On Thursday, June 17, 2021, the Supreme Court issued a unanimous decision on Fulton v. Philadelphia in favor of Catholic Social Services (CSS). The case brought before the Court the question of whether the city of Philadelphia could condition the contract renewal with CSS on the grounds of the inclusion of new language in the contract that would bar the organization from discriminating against same-sex couples. Through his work as president of the Becket Fund, Catholic Law Professor Mark Rienzi acted as counsel for CSS.
Regarding his work on the case, Rienzi shared, “I've been working on the Fulton case with my colleagues at the Becket Fund since the case began in 2018. There are so many foster kids in need that it was very surprising when Philadelphia actually tried to close Catholic Social Services and exclude dedicated foster moms like Sharonell Fulton, Toni Simms-Bush, and Cecilia Paul from helping children. I am delighted that the entire Supreme Court recognized that Philadelphia's actions were wrong and illegal and that these foster care heroes can now help more children.”
In issuing the decision, Justice Alito—joined by Justices Gorsuch and Thomas—wrote a concurring opinion that relied on an article written by Rienzi in 2018. Co-authored with Stephanie Barclay, a professor at Notre Dame and the Director of Notre Dame's Religious Liberty Initiative, the article, “Constitutional Anomalies or As-Applied Challenges? A Defense of Religious Exemptions,” examines religious exemptions as “as-applied” challenges and not functioning out of step with constitutional jurisprudence.

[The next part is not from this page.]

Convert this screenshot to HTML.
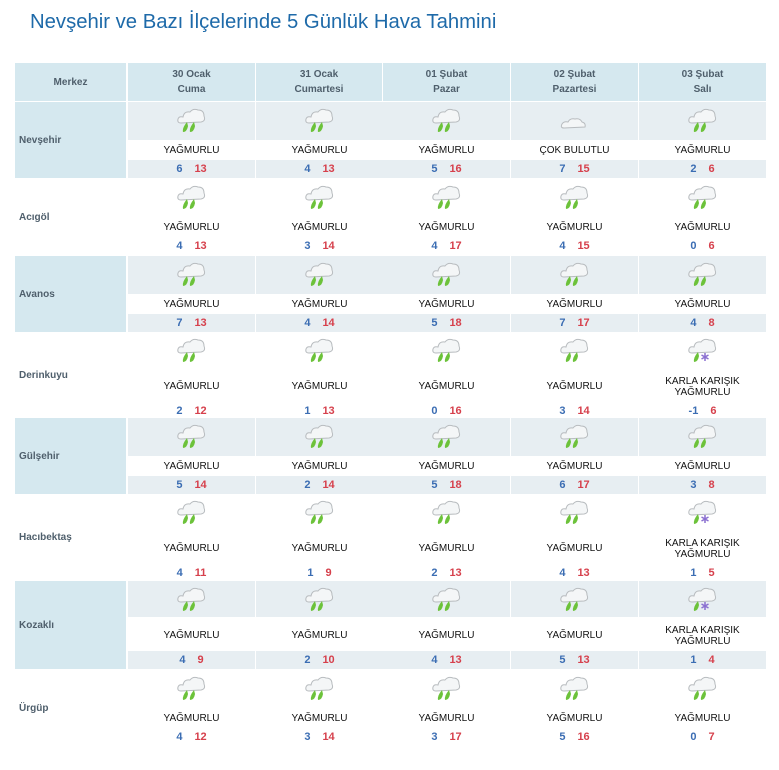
<!DOCTYPE html>
<html><head><meta charset="utf-8"><style>
body{margin:0;width:779px;height:770px;background:#fff;font-family:"Liberation Sans","DejaVu Sans",sans-serif;position:relative;overflow:hidden}
h1{position:absolute;left:30px;top:11px;margin:0;font-weight:normal;font-size:20.3px;color:#1e6aa9}
.hd{position:absolute;top:63px;height:38px;background:#d5e8ef;color:#4f5f6c;font-size:10px;font-weight:bold;text-align:center;line-height:15px;display:flex;flex-direction:column;justify-content:center}
.row{position:absolute;left:15px;width:751px}
.nm{position:absolute;left:0;top:0;bottom:0;width:111px;font-size:10px;font-weight:bold;color:#4f5f6c;display:flex;align-items:center;padding-left:4px;box-sizing:border-box}
.s .nm{background:#d5e8ef}
.c{position:absolute;top:0;bottom:0;width:127px}
.s .c .b1{position:absolute;left:0;right:0;top:0;height:var(--tb);background:#e7eef2}
.s .c .b2{position:absolute;left:0;right:0;bottom:0;height:18px;background:#e7eef2}
.ic{position:absolute;left:47px;top:4px;width:34px;height:30px}
.tx{position:absolute;left:0;right:0;top:var(--tx);text-align:center;font-size:10px;line-height:11px;color:#111}
.tx.two{top:calc(var(--tx) - 5px)}
.tp{position:absolute;left:0;right:0;top:var(--tp);text-align:center;font-size:11px;font-weight:bold;line-height:12px}
.lo{color:#3b6db3;margin-right:12px}.hi{color:#d6404c}
.n{--tb:38px;--tx:43px;--tp:61px;height:76px}
.t{--tb:36px;--tx:49px;--tp:73px;height:87px}
</style></head><body>
<svg width="0" height="0" style="position:absolute"><defs>
<g id="cl"><path d="M6 17 Q2 17 3 13 Q4 10 8 11 Q9 5 15 6 Q18 2 23 4 Q29 4 29 10 Q31 15 26 16 Z" fill="#f4f6f7" stroke="#b8bcbf" stroke-width="1"/></g>
<g id="r"><use href="#cl"/><path d="M12 16 Q7 22 8 26 Q12 26 13 20 Z" fill="#6cc23a"/><path d="M19 16 Q14 22 15 26 Q19 26 20 20 Z" fill="#6cc23a"/></g>
<g id="k"><use href="#cl"/><path d="M12 16 Q7 22 8 26 Q12 26 13 20 Z" fill="#6cc23a"/><path d="M19 17v8M15.5 19l7 4M15.5 23l7-4" stroke="#8a6fd0" stroke-width="1.5"/></g>
<g id="b"><path d="M6 22 Q2 22 4 18 Q6 15 10 16 Q12 12 17 13 Q22 12 24 16 Q28 17 27 21 Z" fill="#f4f6f7" stroke="#b8bcbf"/></g>
</defs></svg>
<h1>Nevşehir ve Bazı İlçelerinde 5 Günlük Hava Tahmini</h1>
<div class="hd" style="left:15px;width:111px">Merkez</div>
<div class="hd" style="left:128px;width:127px">30 Ocak<br>Cuma</div>
<div class="hd" style="left:256px;width:126px">31 Ocak<br>Cumartesi</div>
<div class="hd" style="left:383px;width:127px">01 Şubat<br>Pazar</div>
<div class="hd" style="left:511px;width:127px">02 Şubat<br>Pazartesi</div>
<div class="hd" style="left:639px;width:127px">03 Şubat<br>Salı</div>

<div class="row n s" style="top:102px"><div class="nm">Nevşehir</div>
<div class="c" style="left:113px"><div class="b1"></div><div class="b2"></div><svg class="ic"><use href="#r"/></svg><div class="tx">YAĞMURLU</div><div class="tp"><span class="lo">6</span><span class="hi">13</span></div></div>
<div class="c" style="left:241px"><div class="b1"></div><div class="b2"></div><svg class="ic"><use href="#r"/></svg><div class="tx">YAĞMURLU</div><div class="tp"><span class="lo">4</span><span class="hi">13</span></div></div>
<div class="c" style="left:368px"><div class="b1"></div><div class="b2"></div><svg class="ic"><use href="#r"/></svg><div class="tx">YAĞMURLU</div><div class="tp"><span class="lo">5</span><span class="hi">16</span></div></div>
<div class="c" style="left:496px"><div class="b1"></div><div class="b2"></div><svg class="ic"><use href="#b"/></svg><div class="tx">ÇOK BULUTLU</div><div class="tp"><span class="lo">7</span><span class="hi">15</span></div></div>
<div class="c" style="left:624px"><div class="b1"></div><div class="b2"></div><svg class="ic"><use href="#r"/></svg><div class="tx">YAĞMURLU</div><div class="tp"><span class="lo">2</span><span class="hi">6</span></div></div>
</div>

<div class="row n" style="top:179px"><div class="nm">Acıgöl</div>
<div class="c" style="left:113px"><svg class="ic"><use href="#r"/></svg><div class="tx">YAĞMURLU</div><div class="tp"><span class="lo">4</span><span class="hi">13</span></div></div>
<div class="c" style="left:241px"><svg class="ic"><use href="#r"/></svg><div class="tx">YAĞMURLU</div><div class="tp"><span class="lo">3</span><span class="hi">14</span></div></div>
<div class="c" style="left:368px"><svg class="ic"><use href="#r"/></svg><div class="tx">YAĞMURLU</div><div class="tp"><span class="lo">4</span><span class="hi">17</span></div></div>
<div class="c" style="left:496px"><svg class="ic"><use href="#r"/></svg><div class="tx">YAĞMURLU</div><div class="tp"><span class="lo">4</span><span class="hi">15</span></div></div>
<div class="c" style="left:624px"><svg class="ic"><use href="#r"/></svg><div class="tx">YAĞMURLU</div><div class="tp"><span class="lo">0</span><span class="hi">6</span></div></div>
</div>

<div class="row n s" style="top:256px"><div class="nm">Avanos</div>
<div class="c" style="left:113px"><div class="b1"></div><div class="b2"></div><svg class="ic"><use href="#r"/></svg><div class="tx">YAĞMURLU</div><div class="tp"><span class="lo">7</span><span class="hi">13</span></div></div>
<div class="c" style="left:241px"><div class="b1"></div><div class="b2"></div><svg class="ic"><use href="#r"/></svg><div class="tx">YAĞMURLU</div><div class="tp"><span class="lo">4</span><span class="hi">14</span></div></div>
<div class="c" style="left:368px"><div class="b1"></div><div class="b2"></div><svg class="ic"><use href="#r"/></svg><div class="tx">YAĞMURLU</div><div class="tp"><span class="lo">5</span><span class="hi">18</span></div></div>
<div class="c" style="left:496px"><div class="b1"></div><div class="b2"></div><svg class="ic"><use href="#r"/></svg><div class="tx">YAĞMURLU</div><div class="tp"><span class="lo">7</span><span class="hi">17</span></div></div>
<div class="c" style="left:624px"><div class="b1"></div><div class="b2"></div><svg class="ic"><use href="#r"/></svg><div class="tx">YAĞMURLU</div><div class="tp"><span class="lo">4</span><span class="hi">8</span></div></div>
</div>

<div class="row t" style="top:332px"><div class="nm">Derinkuyu</div>
<div class="c" style="left:113px"><svg class="ic"><use href="#r"/></svg><div class="tx">YAĞMURLU</div><div class="tp"><span class="lo">2</span><span class="hi">12</span></div></div>
<div class="c" style="left:241px"><svg class="ic"><use href="#r"/></svg><div class="tx">YAĞMURLU</div><div class="tp"><span class="lo">1</span><span class="hi">13</span></div></div>
<div class="c" style="left:368px"><svg class="ic"><use href="#r"/></svg><div class="tx">YAĞMURLU</div><div class="tp"><span class="lo">0</span><span class="hi">16</span></div></div>
<div class="c" style="left:496px"><svg class="ic"><use href="#r"/></svg><div class="tx">YAĞMURLU</div><div class="tp"><span class="lo">3</span><span class="hi">14</span></div></div>
<div class="c" style="left:624px"><svg class="ic"><use href="#k"/></svg><div class="tx two">KARLA KARIŞIK<br>YAĞMURLU</div><div class="tp"><span class="lo">-1</span><span class="hi">6</span></div></div>
</div>

<div class="row n s" style="top:418px"><div class="nm">Gülşehir</div>
<div class="c" style="left:113px"><div class="b1"></div><div class="b2"></div><svg class="ic"><use href="#r"/></svg><div class="tx">YAĞMURLU</div><div class="tp"><span class="lo">5</span><span class="hi">14</span></div></div>
<div class="c" style="left:241px"><div class="b1"></div><div class="b2"></div><svg class="ic"><use href="#r"/></svg><div class="tx">YAĞMURLU</div><div class="tp"><span class="lo">2</span><span class="hi">14</span></div></div>
<div class="c" style="left:368px"><div class="b1"></div><div class="b2"></div><svg class="ic"><use href="#r"/></svg><div class="tx">YAĞMURLU</div><div class="tp"><span class="lo">5</span><span class="hi">18</span></div></div>
<div class="c" style="left:496px"><div class="b1"></div><div class="b2"></div><svg class="ic"><use href="#r"/></svg><div class="tx">YAĞMURLU</div><div class="tp"><span class="lo">6</span><span class="hi">17</span></div></div>
<div class="c" style="left:624px"><div class="b1"></div><div class="b2"></div><svg class="ic"><use href="#r"/></svg><div class="tx">YAĞMURLU</div><div class="tp"><span class="lo">3</span><span class="hi">8</span></div></div>
</div>

<div class="row t" style="top:494px"><div class="nm">Hacıbektaş</div>
<div class="c" style="left:113px"><svg class="ic"><use href="#r"/></svg><div class="tx">YAĞMURLU</div><div class="tp"><span class="lo">4</span><span class="hi">11</span></div></div>
<div class="c" style="left:241px"><svg class="ic"><use href="#r"/></svg><div class="tx">YAĞMURLU</div><div class="tp"><span class="lo">1</span><span class="hi">9</span></div></div>
<div class="c" style="left:368px"><svg class="ic"><use href="#r"/></svg><div class="tx">YAĞMURLU</div><div class="tp"><span class="lo">2</span><span class="hi">13</span></div></div>
<div class="c" style="left:496px"><svg class="ic"><use href="#r"/></svg><div class="tx">YAĞMURLU</div><div class="tp"><span class="lo">4</span><span class="hi">13</span></div></div>
<div class="c" style="left:624px"><svg class="ic"><use href="#k"/></svg><div class="tx two">KARLA KARIŞIK<br>YAĞMURLU</div><div class="tp"><span class="lo">1</span><span class="hi">5</span></div></div>
</div>

<div class="row t s" style="top:581px;height:88px"><div class="nm">Kozaklı</div>
<div class="c" style="left:113px"><div class="b1"></div><div class="b2"></div><svg class="ic"><use href="#r"/></svg><div class="tx">YAĞMURLU</div><div class="tp"><span class="lo">4</span><span class="hi">9</span></div></div>
<div class="c" style="left:241px"><div class="b1"></div><div class="b2"></div><svg class="ic"><use href="#r"/></svg><div class="tx">YAĞMURLU</div><div class="tp"><span class="lo">2</span><span class="hi">10</span></div></div>
<div class="c" style="left:368px"><div class="b1"></div><div class="b2"></div><svg class="ic"><use href="#r"/></svg><div class="tx">YAĞMURLU</div><div class="tp"><span class="lo">4</span><span class="hi">13</span></div></div>
<div class="c" style="left:496px"><div class="b1"></div><div class="b2"></div><svg class="ic"><use href="#r"/></svg><div class="tx">YAĞMURLU</div><div class="tp"><span class="lo">5</span><span class="hi">13</span></div></div>
<div class="c" style="left:624px"><div class="b1"></div><div class="b2"></div><svg class="ic"><use href="#k"/></svg><div class="tx two">KARLA KARIŞIK<br>YAĞMURLU</div><div class="tp"><span class="lo">1</span><span class="hi">4</span></div></div>
</div>

<div class="row n" style="top:670px"><div class="nm">Ürgüp</div>
<div class="c" style="left:113px"><svg class="ic"><use href="#r"/></svg><div class="tx">YAĞMURLU</div><div class="tp"><span class="lo">4</span><span class="hi">12</span></div></div>
<div class="c" style="left:241px"><svg class="ic"><use href="#r"/></svg><div class="tx">YAĞMURLU</div><div class="tp"><span class="lo">3</span><span class="hi">14</span></div></div>
<div class="c" style="left:368px"><svg class="ic"><use href="#r"/></svg><div class="tx">YAĞMURLU</div><div class="tp"><span class="lo">3</span><span class="hi">17</span></div></div>
<div class="c" style="left:496px"><svg class="ic"><use href="#r"/></svg><div class="tx">YAĞMURLU</div><div class="tp"><span class="lo">5</span><span class="hi">16</span></div></div>
<div class="c" style="left:624px"><svg class="ic"><use href="#r"/></svg><div class="tx">YAĞMURLU</div><div class="tp"><span class="lo">0</span><span class="hi">7</span></div></div>
</div>
</body></html>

Reflecting on Justice Alito’s use of the article and the importance of well-written scholarship more broadly, Rienzi noted, “I think the case shows how developments in legal scholarship can help inform the development of the law. Parties briefing a case have a very limited amount of space, and often judges want a deeper trove of information to think about a case. Good legal scholarship can help bridge that gap.”